What to produce: Check each line of the data for "Reproduce" and select those that have it.

Stored records:
---*---

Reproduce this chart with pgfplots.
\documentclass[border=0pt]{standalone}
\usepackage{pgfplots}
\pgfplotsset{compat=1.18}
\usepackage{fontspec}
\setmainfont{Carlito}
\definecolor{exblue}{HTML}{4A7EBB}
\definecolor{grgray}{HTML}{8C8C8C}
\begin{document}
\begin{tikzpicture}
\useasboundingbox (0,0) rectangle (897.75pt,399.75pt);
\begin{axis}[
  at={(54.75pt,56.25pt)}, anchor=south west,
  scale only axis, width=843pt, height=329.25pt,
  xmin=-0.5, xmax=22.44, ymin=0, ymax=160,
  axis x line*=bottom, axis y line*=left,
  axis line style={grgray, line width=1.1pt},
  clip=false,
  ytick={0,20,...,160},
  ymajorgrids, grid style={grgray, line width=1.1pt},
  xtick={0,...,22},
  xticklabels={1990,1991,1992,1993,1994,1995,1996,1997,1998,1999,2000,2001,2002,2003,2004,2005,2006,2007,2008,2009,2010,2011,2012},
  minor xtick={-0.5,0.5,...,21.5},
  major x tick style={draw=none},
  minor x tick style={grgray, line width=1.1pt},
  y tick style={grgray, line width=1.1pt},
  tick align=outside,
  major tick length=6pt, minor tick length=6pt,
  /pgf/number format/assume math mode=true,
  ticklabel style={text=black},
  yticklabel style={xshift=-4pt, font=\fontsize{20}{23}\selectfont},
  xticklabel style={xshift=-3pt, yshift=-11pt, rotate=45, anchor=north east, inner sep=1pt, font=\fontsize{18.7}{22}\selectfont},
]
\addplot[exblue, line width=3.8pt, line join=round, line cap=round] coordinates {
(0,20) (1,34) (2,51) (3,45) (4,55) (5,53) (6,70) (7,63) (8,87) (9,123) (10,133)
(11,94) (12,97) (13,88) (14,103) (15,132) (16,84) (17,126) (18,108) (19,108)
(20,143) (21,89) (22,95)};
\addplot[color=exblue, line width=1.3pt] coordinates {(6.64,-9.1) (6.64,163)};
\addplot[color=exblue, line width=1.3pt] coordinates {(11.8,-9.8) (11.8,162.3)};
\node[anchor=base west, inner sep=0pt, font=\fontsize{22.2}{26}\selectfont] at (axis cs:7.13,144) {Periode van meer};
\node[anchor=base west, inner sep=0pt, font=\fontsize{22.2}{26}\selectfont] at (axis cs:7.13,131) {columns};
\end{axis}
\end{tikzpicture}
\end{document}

---*---

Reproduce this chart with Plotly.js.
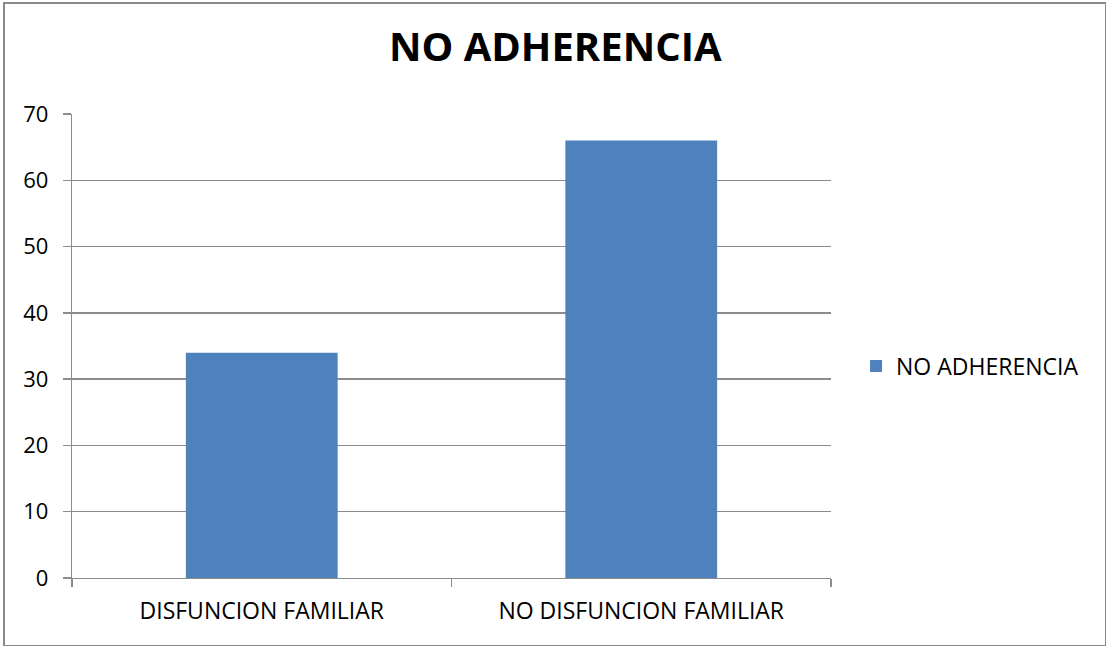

---*---

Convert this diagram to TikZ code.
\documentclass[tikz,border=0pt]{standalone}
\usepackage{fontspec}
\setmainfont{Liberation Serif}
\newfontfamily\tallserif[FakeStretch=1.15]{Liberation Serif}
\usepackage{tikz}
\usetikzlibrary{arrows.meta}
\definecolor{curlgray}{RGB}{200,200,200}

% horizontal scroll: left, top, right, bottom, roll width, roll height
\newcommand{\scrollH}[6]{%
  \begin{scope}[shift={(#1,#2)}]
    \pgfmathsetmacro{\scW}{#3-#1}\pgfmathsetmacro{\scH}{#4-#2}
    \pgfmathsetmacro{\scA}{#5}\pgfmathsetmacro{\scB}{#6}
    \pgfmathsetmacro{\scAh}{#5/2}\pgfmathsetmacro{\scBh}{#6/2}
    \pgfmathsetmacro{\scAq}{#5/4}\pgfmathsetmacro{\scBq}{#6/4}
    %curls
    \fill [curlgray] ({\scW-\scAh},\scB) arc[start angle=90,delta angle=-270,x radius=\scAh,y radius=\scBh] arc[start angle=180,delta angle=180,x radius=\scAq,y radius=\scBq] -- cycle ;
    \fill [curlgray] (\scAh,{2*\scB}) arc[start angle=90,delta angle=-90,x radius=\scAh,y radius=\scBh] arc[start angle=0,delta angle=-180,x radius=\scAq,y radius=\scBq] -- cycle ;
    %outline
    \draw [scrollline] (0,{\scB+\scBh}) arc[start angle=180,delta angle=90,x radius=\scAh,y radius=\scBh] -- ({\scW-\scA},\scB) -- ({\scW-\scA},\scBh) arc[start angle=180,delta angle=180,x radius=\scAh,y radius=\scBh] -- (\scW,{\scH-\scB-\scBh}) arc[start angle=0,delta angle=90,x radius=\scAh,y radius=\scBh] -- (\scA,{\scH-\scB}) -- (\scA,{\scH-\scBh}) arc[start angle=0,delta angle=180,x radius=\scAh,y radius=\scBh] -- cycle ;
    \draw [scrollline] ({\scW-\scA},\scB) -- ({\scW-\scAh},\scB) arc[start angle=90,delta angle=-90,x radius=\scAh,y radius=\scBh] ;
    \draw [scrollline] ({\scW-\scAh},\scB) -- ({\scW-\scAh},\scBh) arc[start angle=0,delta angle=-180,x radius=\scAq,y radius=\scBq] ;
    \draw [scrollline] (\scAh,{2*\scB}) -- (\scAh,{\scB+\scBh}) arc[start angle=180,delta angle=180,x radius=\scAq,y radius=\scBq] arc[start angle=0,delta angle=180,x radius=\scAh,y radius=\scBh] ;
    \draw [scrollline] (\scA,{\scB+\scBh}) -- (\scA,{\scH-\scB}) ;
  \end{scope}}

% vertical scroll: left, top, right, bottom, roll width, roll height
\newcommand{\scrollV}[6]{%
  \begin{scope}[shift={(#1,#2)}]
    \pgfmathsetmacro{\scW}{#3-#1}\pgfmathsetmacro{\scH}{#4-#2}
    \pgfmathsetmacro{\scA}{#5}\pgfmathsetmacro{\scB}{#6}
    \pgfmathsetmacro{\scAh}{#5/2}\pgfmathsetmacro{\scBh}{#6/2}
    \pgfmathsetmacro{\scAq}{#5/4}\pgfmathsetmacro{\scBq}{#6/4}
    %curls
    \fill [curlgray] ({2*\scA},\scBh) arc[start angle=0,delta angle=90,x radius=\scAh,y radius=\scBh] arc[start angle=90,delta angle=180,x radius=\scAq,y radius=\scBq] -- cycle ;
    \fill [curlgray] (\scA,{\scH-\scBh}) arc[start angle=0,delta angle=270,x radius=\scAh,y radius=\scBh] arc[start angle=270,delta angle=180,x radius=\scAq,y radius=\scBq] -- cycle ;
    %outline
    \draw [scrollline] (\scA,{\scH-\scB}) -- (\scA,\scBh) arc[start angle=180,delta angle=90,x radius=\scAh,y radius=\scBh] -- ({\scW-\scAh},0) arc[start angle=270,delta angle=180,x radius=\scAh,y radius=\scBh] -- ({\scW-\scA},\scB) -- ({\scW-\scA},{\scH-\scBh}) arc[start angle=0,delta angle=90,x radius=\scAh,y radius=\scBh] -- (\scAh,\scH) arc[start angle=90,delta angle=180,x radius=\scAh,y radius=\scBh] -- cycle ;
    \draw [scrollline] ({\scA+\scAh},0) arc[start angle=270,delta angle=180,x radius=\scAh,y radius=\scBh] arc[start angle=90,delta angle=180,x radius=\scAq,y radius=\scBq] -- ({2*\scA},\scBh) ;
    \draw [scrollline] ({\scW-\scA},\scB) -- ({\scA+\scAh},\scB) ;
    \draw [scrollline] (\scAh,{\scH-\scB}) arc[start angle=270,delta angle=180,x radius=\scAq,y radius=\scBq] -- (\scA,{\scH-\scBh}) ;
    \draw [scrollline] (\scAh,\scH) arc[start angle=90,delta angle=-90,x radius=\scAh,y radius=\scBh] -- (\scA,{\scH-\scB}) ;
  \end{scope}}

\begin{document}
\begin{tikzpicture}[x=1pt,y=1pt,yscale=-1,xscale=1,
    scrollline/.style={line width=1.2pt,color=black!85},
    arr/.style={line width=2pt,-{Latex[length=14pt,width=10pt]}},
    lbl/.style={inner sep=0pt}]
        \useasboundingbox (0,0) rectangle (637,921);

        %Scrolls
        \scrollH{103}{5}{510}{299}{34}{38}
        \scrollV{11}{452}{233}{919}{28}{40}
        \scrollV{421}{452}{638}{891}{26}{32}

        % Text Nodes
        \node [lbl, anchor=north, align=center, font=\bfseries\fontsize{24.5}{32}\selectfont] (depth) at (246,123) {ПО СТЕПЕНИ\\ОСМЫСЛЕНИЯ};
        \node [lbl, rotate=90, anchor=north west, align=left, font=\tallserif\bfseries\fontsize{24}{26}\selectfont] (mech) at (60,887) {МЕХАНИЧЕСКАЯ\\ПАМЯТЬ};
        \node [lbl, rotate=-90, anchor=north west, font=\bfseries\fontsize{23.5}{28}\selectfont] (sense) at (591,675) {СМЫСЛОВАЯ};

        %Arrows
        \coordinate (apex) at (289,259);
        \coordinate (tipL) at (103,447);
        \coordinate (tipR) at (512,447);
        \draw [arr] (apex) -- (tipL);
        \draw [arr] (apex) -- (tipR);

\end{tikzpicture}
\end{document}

---*---

Answer for this exercise:
Reproduce this chart with pgfplots.
Reproduce this chart with Plotly.js.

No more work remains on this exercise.